Showing affection
I think the only way we can stop the carnage in our country is for us to start showing lots more affection to others. Fathers have to start treating their sons as humans and not as things. We need to tell our children that we love them. We are afraid to tell our sons that we love them because we think it is too feminine but it is a wide gap between I love you and I am in love with you. So, to all parents, start being affectionate to your children, tuck them in at nights, tell them you love them in the morning when they leave for school. That's the only way we are going to save Jamaica. I am asking the prime minister to make this his everyday plea to the nation and to all the media centres, artistes and stage performers.
- Kenneth Llewellyn, kennethllewellyn@hotmail.com, Via Go-Jamaica
Seeking best friend
I am seeking assistance in finding my very first best friend, whose name is Dalton Martin aka Sherman. His last known address was somewhere in the state of Texas in the USA. He is a regular visitor to my island home (Jamaica) and supposedly does business somewhere in Montego Bay. I can be reached at 803 665 5458.
- Erica Levell, ericalevell@yahoo.com, 332 Denby Circle, Columbia, SC, USA.
Only drips of water!
For years now, we the residents of Eight Miles in Bull Bay, St Andrew, have been suffering as a result of extremely low water pressure. We have made several phone calls and visits to the National Water Commission (NWC) without success. We now have water merely dripping from our pipes. If "water is life" then we are living miserably in our neck of the woods. We do hope that the relevant authorities will make an effort to address our situation before the residents take to the roads. We also hope that our member of parliament will do his job and assist with the problem. How can we live on the same road where the pump station is located and be suffering like this? And the NWC has the nerve to be asking for a rate increase! Water is life, so we need adequate supply now!
- Dehydrated customer, kwamezsister@yahoo.com, Via Go-Jamaica
Airport bag-handlers
As a returning visitor to Jamaica about three weeks ago, my wife and I were somewhat disturbed by what we experienced at the Norman Manley Airport in Kingston. It is acceptable to pay the bag handlers after one leaves the checkout area.
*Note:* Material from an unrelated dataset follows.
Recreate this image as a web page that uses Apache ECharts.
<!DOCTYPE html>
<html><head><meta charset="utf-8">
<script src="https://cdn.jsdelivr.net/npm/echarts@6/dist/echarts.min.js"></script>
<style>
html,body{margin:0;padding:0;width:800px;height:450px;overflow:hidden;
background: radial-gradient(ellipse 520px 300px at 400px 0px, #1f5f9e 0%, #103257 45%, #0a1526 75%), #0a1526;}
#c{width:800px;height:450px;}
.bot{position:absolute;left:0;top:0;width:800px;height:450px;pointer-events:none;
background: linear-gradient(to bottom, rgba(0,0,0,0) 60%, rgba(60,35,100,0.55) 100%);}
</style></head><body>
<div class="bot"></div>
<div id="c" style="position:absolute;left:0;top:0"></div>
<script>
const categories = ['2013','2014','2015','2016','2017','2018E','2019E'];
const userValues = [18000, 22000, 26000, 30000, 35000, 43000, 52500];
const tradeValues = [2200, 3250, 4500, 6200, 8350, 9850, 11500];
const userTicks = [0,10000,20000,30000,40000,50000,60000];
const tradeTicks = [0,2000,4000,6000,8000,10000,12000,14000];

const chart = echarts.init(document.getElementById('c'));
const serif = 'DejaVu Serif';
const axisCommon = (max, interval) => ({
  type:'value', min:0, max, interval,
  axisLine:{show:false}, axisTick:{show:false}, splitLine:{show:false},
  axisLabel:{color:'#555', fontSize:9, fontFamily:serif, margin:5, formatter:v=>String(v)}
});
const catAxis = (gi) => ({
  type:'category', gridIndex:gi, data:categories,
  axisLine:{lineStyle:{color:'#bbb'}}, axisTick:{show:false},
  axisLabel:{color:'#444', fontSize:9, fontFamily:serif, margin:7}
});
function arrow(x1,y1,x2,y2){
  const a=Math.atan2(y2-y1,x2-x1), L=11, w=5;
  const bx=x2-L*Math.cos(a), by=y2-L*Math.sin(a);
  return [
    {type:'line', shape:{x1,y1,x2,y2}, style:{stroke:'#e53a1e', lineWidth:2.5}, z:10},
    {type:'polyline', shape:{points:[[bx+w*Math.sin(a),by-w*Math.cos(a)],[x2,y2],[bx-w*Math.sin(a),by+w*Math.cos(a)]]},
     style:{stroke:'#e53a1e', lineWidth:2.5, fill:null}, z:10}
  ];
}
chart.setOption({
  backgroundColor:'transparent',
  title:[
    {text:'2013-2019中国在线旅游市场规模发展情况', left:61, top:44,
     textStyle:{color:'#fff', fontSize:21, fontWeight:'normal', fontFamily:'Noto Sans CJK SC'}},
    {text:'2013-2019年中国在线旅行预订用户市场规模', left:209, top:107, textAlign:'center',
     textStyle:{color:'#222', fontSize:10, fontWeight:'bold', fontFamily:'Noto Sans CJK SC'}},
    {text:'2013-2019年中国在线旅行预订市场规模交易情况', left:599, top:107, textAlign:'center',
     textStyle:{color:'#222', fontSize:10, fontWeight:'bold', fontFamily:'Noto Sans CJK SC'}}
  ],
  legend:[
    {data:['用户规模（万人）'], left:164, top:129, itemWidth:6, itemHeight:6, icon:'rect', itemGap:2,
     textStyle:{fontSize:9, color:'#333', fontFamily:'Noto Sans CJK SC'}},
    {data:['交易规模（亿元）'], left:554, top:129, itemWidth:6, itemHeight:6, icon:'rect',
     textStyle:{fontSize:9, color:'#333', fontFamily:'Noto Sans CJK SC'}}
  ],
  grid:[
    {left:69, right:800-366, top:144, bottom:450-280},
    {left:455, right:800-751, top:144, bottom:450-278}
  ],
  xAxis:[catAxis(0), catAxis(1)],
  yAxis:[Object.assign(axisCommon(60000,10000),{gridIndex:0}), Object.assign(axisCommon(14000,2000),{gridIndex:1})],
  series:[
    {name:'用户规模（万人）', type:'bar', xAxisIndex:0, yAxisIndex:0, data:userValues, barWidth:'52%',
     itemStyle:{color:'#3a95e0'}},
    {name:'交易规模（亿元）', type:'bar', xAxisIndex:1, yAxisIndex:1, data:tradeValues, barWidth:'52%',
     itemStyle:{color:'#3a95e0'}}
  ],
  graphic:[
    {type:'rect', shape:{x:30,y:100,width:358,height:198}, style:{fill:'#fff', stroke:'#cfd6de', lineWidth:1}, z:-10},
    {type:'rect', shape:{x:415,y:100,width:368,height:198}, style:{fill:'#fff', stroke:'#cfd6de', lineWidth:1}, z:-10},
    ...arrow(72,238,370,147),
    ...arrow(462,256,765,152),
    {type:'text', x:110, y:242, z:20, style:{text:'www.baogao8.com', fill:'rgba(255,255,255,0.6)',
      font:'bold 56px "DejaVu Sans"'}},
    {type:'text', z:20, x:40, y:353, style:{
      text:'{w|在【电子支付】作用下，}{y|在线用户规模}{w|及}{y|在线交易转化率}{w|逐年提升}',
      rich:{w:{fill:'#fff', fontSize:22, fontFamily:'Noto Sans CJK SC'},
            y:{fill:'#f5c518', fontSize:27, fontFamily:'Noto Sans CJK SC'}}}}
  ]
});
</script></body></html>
However, it is unacceptable to have, what appears to be, uniformed bag handlers taking off our bags from bag conveyors and then having to pay them, when one thought it was just a courtesy displayed by the airport authorities. We had to pay two sets of bag handlers. Not a good impression on arrival in Jamaica. I can live with paying the second set of handlers after checkout but not the first set.